The UN estimates 400,000 Central Americans cross illegally into Mexico each year and as many as half of those are fleeing violence. The majority are quickly deported back to dangerous homes.
Unlike in the US, Mexico has broadened asylum laws to recognise that fleeing violence of the kind practised by the street gangs of Honduras and El Salvador can classify someone as a refugee. But the odds are still stacked against asylum seekers: Mexico deported a record 175,000 Central Americans last year, up 68 per cent from the previous year and nearly two-and-a-half times the number deported by the US.
The US is coy about its role in Mexico’s crackdown but is sending $75m in equipment and training to help stop Central Americans from crossing illegally into Mexico. Hosting Mr Trump two weeks ago, President Enrique Peña Nieto said that “making Mexico’s border with our friends and neighbours in Central America more secure is of vital importance for Mexico and the US”.
Rosa left Tegucigalpa, the Honduran capital, with her two teenage sons in January 2016 after a gang tried to recruit one of them on his way home from school. “We know when a gang targets someone, they don’t leave them alone and they follow through on their threats,” she said.

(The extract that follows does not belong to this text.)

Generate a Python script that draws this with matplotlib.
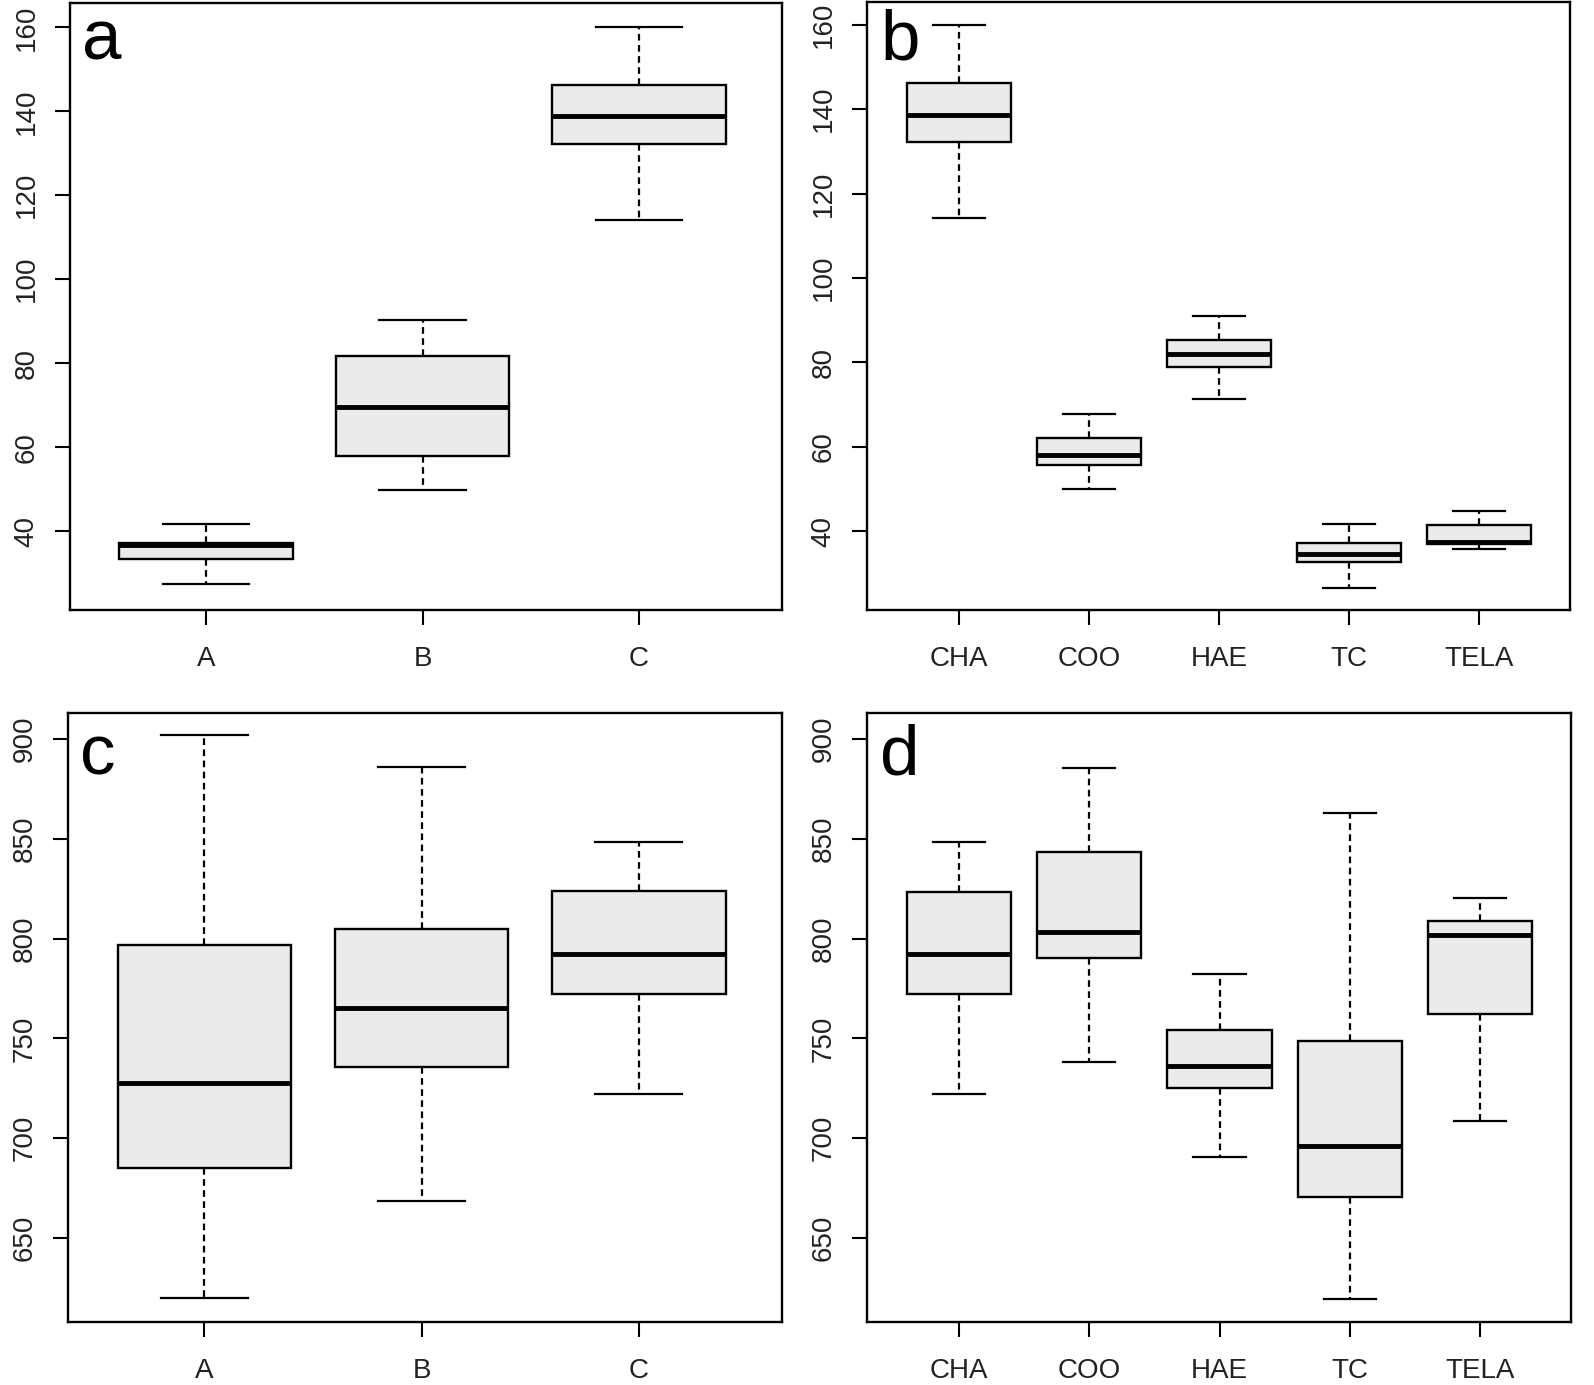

The family asked for help on arrival in Mexico and was channelled into official asylum procedures.
That is where things started to sour.
First Rosa and her sons were shipped to a detention centre on the outskirts of Mexico City. There they were assigned different cellblocks and limited to three half-hour visits per week for three months.
After months in detention, Rosa and her sons were denied asylum. No official reason was given and Mexico’s refugee authorities did not respond to interview requests.
“It was like getting a bucket of cold water thrown on me. I told them: ‘Please, please, we can’t go back’,” she says. She appealed, but held out little hope.
Eventually, the family was let out of detention to wait at Cafemin, one of only a handful of places in Mexico caring specifically for the refugee families who keep on coming.
The refugee crisis first hit the headlines in the summer of 2014 when thousands of Central American children arrived alone at the US border. Those numbers have dropped but the US Customs and Border Protection still notes that, overall, arrests in the fiscal year to date — since October 1 — remain “somewhat higher” than in the previous fiscal year.
“By the end of the year we estimate we could have as many as 8,100 individuals seeking asylum in Mexico,” almost all from Central America, says José Sieber, the head of protection in Mexico for the UN High Commissioner for Refugees. That is more than double last year’s number.
Despite the rising number of deportations from Mexico, so far this year, 62 per cent of applications have been accepted compared with 45 per cent in 2015.
Although Mexico grants asylum to more Central Americans than does the US, Sister Magdalena estimates about seven out of 10 people who stay in her shelter still end up heading north.
Rosa and her sons just joined that count: after weeks in limbo waiting on the appeal, they finally threw in the towel after the youths witnessed a woman lying in a pool of blood just blocks away from the shelter.
“I don’t want them growing up thinking this is normal and happens everywhere,” says Rosa. The family travelled to the US, turning themselves in at the US border to ask for asylum. After a few weeks in detention, Rosa and her 14-year-old son were released to live with a family in Baltimore pending a decision. As an adult, her 19-year-old son is still in detention and could get deported.
“We didn’t ever want to leave,” says Rosa. “My sons and I want to be in our country. But we just can’t.”